> [Brief]:
Below is a listing. Return the lines from the one that contains "Write a LaTeX" to the one that contains "(r4) at (b4)", both ends included, verbatim and with no pictures.
[Start of Information provided]
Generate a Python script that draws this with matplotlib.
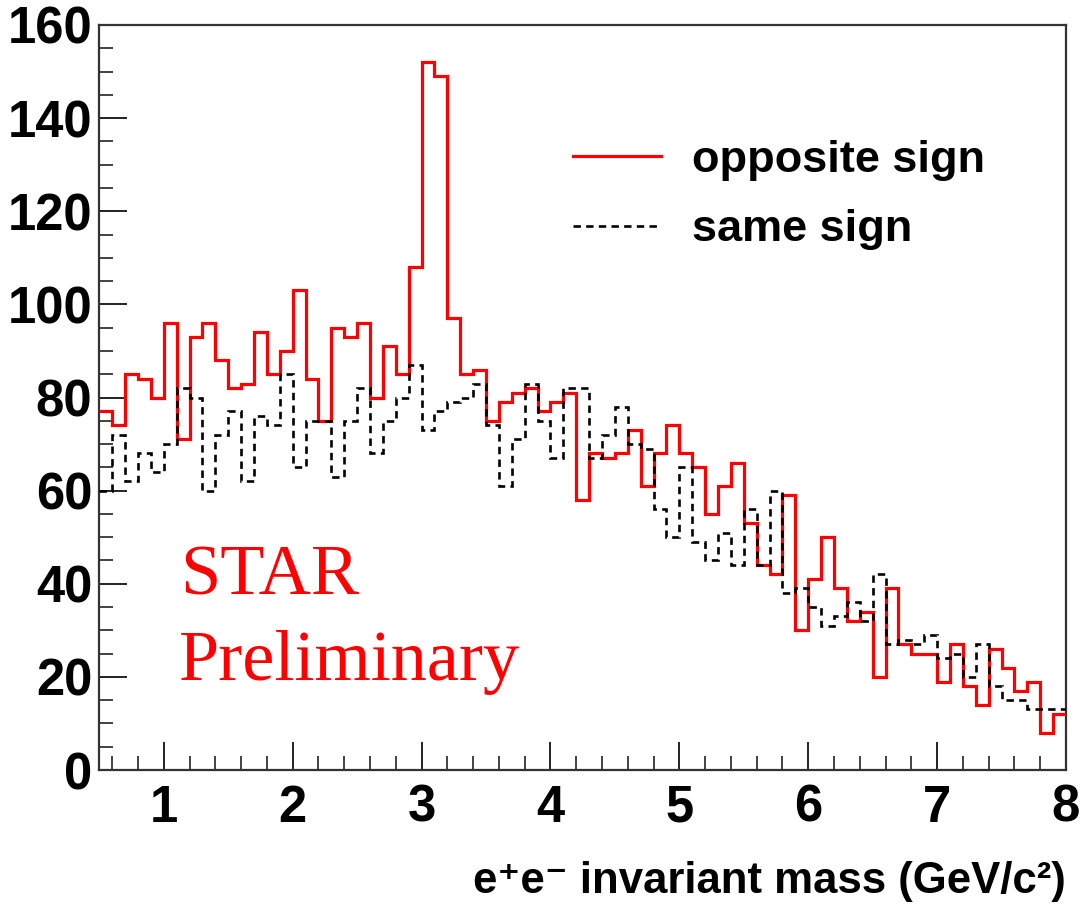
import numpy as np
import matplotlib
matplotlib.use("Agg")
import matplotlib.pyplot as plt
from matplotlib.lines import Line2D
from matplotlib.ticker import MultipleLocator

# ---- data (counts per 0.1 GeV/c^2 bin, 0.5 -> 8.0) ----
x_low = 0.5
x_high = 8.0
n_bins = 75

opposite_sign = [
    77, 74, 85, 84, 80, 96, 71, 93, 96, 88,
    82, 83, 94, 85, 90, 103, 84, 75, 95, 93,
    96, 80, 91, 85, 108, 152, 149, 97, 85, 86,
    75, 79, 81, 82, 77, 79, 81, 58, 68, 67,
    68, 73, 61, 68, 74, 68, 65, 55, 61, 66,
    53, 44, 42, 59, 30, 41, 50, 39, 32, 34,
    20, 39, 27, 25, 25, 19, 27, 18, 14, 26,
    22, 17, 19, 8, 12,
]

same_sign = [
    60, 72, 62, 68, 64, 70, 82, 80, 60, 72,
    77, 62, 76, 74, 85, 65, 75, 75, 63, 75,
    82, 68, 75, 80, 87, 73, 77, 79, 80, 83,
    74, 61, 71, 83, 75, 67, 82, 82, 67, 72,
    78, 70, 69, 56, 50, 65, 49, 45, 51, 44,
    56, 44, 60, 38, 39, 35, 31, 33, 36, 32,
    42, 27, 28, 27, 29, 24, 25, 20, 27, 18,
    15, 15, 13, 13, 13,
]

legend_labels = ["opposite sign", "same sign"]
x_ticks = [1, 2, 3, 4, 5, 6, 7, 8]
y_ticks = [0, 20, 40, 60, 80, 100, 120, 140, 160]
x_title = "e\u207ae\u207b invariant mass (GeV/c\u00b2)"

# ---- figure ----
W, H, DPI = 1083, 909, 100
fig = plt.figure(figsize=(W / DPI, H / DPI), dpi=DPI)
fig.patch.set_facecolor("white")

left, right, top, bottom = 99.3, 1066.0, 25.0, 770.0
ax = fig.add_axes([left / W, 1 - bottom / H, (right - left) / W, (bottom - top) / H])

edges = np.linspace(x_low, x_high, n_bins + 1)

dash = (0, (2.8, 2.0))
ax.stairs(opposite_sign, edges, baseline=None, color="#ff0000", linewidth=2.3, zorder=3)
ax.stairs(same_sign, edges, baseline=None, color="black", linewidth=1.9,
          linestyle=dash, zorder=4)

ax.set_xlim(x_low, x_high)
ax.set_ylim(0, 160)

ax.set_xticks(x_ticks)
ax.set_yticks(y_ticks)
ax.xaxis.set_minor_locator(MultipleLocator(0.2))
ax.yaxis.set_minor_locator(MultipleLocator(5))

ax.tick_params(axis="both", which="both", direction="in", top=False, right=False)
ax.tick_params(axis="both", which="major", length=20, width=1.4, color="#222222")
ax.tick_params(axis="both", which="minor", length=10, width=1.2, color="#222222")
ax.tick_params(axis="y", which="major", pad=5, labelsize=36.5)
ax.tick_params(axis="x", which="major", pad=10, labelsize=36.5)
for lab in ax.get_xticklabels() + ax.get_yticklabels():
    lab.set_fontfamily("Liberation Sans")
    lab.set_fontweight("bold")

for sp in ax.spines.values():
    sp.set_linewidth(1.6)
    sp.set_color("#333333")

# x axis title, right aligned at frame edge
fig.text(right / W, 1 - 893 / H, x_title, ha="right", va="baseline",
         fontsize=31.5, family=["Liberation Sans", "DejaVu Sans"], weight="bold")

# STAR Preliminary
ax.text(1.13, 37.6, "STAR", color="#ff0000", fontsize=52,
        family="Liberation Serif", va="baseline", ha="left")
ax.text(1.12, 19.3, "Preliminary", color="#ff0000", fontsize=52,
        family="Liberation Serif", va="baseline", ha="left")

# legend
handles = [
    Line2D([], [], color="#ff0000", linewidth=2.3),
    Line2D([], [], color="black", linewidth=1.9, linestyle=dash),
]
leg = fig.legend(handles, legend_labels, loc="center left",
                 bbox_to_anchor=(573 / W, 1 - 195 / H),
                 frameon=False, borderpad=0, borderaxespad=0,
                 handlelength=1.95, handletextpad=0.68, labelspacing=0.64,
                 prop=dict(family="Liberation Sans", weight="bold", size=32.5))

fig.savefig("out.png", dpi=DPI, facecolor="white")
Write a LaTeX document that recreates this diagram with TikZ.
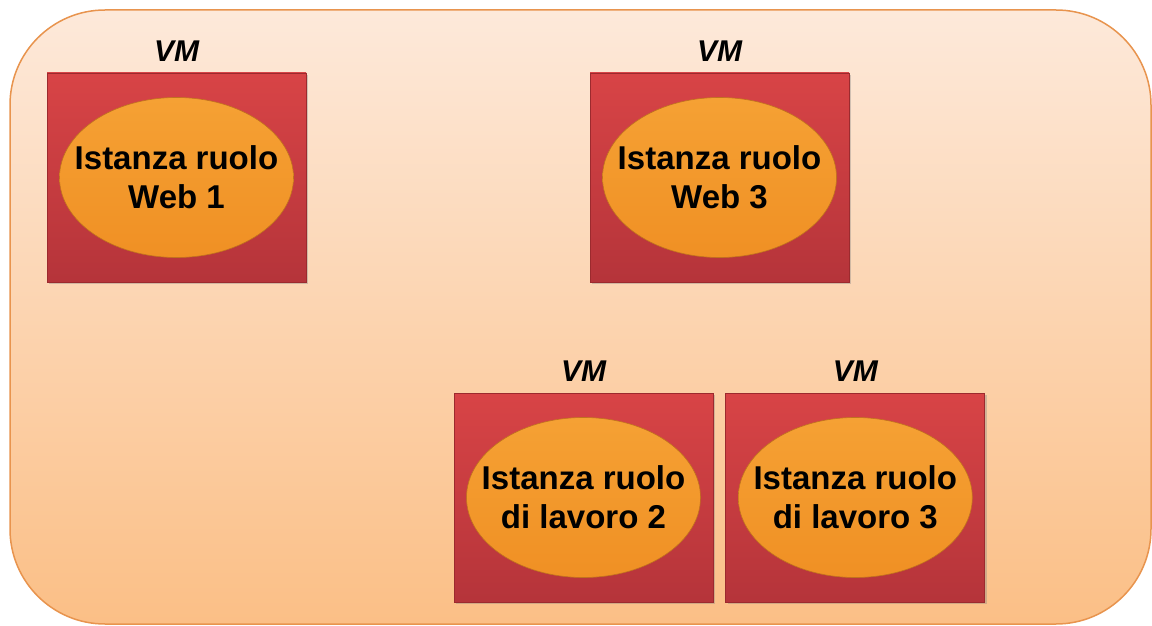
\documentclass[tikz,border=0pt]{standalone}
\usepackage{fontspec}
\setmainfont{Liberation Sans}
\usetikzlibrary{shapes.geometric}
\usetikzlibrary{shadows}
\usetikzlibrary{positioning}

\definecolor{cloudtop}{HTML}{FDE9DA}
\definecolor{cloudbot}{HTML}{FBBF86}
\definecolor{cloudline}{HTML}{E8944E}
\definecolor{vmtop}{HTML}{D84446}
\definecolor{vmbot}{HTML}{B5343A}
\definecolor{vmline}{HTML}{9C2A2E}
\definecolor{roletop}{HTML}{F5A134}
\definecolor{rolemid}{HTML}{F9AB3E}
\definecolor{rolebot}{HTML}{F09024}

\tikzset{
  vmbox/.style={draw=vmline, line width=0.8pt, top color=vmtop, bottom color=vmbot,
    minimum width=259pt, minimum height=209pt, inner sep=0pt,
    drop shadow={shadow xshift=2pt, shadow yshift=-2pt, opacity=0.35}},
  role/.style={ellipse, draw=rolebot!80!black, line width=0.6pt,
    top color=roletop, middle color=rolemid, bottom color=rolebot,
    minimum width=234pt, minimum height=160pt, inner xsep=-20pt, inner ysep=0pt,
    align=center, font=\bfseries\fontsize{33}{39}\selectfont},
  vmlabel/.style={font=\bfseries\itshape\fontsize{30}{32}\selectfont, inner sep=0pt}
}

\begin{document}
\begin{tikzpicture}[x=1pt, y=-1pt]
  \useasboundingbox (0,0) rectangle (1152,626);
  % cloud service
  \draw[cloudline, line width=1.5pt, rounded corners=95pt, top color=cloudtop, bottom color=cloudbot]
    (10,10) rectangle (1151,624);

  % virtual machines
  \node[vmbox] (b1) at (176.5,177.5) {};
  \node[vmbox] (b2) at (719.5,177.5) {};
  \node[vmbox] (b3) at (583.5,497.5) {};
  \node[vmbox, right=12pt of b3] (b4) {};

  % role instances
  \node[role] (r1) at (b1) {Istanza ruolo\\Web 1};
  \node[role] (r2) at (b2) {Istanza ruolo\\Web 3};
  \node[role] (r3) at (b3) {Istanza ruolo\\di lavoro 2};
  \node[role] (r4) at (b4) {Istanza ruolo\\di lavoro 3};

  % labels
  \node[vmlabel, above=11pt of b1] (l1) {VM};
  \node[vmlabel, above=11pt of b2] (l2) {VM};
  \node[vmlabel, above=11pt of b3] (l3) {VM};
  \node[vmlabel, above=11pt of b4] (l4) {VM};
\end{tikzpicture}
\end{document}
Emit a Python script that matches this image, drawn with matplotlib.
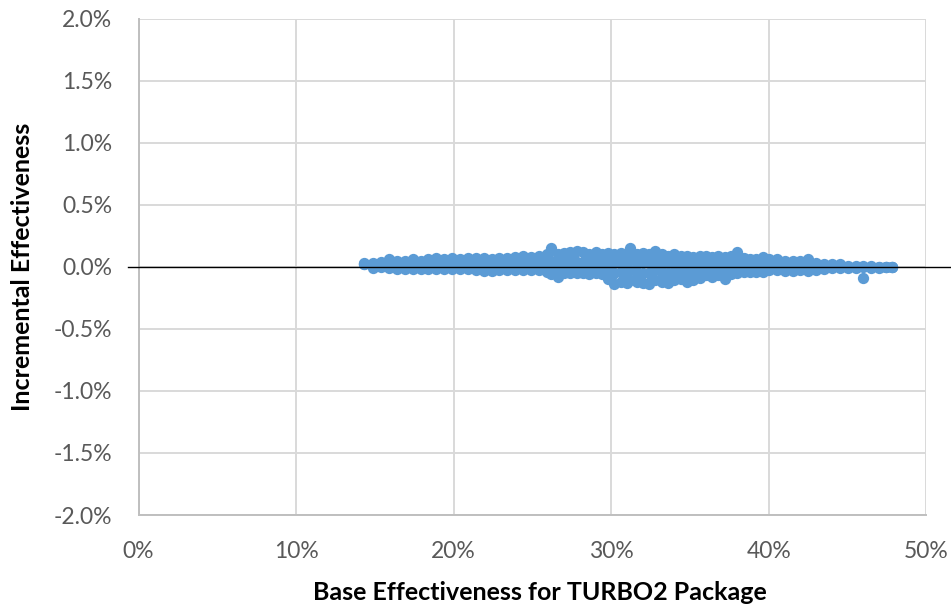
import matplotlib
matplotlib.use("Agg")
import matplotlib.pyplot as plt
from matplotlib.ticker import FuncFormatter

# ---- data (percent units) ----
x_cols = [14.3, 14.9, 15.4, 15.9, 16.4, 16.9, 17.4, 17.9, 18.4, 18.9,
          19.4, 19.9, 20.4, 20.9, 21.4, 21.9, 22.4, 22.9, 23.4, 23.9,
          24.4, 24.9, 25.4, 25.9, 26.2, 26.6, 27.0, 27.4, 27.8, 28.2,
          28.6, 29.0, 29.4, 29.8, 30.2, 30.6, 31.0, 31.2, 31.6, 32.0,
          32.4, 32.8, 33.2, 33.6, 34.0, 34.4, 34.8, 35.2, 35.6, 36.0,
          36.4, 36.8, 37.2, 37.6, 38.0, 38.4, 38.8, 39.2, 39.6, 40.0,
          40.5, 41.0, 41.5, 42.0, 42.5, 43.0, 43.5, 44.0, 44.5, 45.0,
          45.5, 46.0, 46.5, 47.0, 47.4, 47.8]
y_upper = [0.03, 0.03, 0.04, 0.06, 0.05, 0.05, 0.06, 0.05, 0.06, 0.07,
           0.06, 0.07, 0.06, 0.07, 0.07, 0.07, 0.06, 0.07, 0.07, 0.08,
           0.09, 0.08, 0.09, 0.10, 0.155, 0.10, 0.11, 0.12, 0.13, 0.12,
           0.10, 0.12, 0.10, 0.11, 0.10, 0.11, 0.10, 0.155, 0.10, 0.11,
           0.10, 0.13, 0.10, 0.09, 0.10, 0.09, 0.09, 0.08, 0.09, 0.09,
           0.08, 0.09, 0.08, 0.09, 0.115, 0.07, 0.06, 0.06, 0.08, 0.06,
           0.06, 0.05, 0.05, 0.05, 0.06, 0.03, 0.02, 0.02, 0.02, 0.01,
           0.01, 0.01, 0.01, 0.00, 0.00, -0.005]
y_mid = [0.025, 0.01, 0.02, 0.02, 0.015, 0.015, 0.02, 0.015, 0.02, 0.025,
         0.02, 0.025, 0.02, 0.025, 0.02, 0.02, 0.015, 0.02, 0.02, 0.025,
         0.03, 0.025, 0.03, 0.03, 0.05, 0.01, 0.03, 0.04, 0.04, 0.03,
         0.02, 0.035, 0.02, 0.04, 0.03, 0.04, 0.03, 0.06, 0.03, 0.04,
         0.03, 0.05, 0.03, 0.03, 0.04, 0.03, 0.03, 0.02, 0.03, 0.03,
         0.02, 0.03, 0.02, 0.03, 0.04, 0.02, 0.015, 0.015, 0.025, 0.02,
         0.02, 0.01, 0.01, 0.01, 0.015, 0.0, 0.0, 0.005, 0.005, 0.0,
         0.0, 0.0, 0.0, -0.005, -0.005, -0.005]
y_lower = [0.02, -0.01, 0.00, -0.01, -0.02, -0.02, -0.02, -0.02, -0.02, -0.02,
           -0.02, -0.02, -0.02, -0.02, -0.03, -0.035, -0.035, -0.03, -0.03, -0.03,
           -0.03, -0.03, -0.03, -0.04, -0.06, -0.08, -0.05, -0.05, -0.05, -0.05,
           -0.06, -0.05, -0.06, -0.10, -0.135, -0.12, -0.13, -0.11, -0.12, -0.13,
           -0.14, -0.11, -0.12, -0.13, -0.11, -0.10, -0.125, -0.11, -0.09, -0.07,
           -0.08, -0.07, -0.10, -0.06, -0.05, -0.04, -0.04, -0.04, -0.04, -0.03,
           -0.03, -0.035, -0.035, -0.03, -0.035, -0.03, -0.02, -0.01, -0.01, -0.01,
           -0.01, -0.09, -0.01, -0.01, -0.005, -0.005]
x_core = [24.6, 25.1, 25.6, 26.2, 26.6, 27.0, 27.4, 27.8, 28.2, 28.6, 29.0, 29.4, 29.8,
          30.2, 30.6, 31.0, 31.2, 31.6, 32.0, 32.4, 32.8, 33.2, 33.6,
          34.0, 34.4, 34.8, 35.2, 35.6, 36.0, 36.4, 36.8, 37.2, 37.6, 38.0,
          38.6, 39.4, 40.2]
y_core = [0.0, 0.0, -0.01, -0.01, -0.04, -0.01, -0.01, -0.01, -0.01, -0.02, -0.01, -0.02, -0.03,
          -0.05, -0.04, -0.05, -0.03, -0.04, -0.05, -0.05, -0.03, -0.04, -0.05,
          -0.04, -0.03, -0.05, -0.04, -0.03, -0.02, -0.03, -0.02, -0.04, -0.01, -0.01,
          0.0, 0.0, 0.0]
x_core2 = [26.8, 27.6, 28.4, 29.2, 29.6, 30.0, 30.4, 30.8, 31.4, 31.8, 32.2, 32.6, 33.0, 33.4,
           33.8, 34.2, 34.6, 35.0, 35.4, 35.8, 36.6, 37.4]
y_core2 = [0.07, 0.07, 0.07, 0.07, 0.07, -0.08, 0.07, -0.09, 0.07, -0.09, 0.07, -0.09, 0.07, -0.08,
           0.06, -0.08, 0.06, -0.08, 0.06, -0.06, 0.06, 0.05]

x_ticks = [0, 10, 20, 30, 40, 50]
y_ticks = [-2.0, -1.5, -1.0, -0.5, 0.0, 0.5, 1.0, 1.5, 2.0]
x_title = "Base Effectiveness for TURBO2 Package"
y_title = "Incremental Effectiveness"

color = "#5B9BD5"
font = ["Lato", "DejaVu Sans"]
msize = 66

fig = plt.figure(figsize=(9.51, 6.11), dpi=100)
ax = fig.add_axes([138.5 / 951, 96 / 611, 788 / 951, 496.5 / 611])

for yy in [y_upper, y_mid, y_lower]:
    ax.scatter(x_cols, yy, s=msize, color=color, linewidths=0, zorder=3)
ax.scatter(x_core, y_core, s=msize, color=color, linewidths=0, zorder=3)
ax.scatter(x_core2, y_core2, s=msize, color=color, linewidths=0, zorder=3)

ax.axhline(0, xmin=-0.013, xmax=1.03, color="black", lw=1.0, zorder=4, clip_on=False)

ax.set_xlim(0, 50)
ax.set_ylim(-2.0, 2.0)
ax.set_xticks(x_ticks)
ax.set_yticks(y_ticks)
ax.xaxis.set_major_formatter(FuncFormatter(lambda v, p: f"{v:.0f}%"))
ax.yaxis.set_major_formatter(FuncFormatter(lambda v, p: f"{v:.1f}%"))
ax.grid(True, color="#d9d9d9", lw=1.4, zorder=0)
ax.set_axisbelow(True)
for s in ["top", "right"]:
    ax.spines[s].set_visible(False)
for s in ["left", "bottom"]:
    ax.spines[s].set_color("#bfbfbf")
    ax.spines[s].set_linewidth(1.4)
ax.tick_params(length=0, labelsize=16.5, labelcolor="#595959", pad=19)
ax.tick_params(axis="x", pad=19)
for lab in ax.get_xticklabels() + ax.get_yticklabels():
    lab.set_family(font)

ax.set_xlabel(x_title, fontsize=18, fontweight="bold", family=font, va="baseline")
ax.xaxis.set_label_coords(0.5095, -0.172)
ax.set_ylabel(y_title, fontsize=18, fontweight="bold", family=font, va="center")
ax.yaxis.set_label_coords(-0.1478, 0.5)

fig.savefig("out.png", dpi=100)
[End of Information provided]
> [Response]:
Write a LaTeX document that recreates this diagram with TikZ.
\documentclass[tikz,border=0pt]{standalone}
\usepackage{fontspec}
\setmainfont{Liberation Sans}
\usetikzlibrary{shapes.geometric}
\usetikzlibrary{shadows}
\usetikzlibrary{positioning}

\definecolor{cloudtop}{HTML}{FDE9DA}
\definecolor{cloudbot}{HTML}{FBBF86}
\definecolor{cloudline}{HTML}{E8944E}
\definecolor{vmtop}{HTML}{D84446}
\definecolor{vmbot}{HTML}{B5343A}
\definecolor{vmline}{HTML}{9C2A2E}
\definecolor{roletop}{HTML}{F5A134}
\definecolor{rolemid}{HTML}{F9AB3E}
\definecolor{rolebot}{HTML}{F09024}

\tikzset{
  vmbox/.style={draw=vmline, line width=0.8pt, top color=vmtop, bottom color=vmbot,
    minimum width=259pt, minimum height=209pt, inner sep=0pt,
    drop shadow={shadow xshift=2pt, shadow yshift=-2pt, opacity=0.35}},
  role/.style={ellipse, draw=rolebot!80!black, line width=0.6pt,
    top color=roletop, middle color=rolemid, bottom color=rolebot,
    minimum width=234pt, minimum height=160pt, inner xsep=-20pt, inner ysep=0pt,
    align=center, font=\bfseries\fontsize{33}{39}\selectfont},
  vmlabel/.style={font=\bfseries\itshape\fontsize{30}{32}\selectfont, inner sep=0pt}
}

\begin{document}
\begin{tikzpicture}[x=1pt, y=-1pt]
  \useasboundingbox (0,0) rectangle (1152,626);
  % cloud service
  \draw[cloudline, line width=1.5pt, rounded corners=95pt, top color=cloudtop, bottom color=cloudbot]
    (10,10) rectangle (1151,624);

  % virtual machines
  \node[vmbox] (b1) at (176.5,177.5) {};
  \node[vmbox] (b2) at (719.5,177.5) {};
  \node[vmbox] (b3) at (583.5,497.5) {};
  \node[vmbox, right=12pt of b3] (b4) {};

  % role instances
  \node[role] (r1) at (b1) {Istanza ruolo\\Web 1};
  \node[role] (r2) at (b2) {Istanza ruolo\\Web 3};
  \node[role] (r3) at (b3) {Istanza ruolo\\di lavoro 2};
  \node[role] (r4) at (b4) {Istanza ruolo\\di lavoro 3};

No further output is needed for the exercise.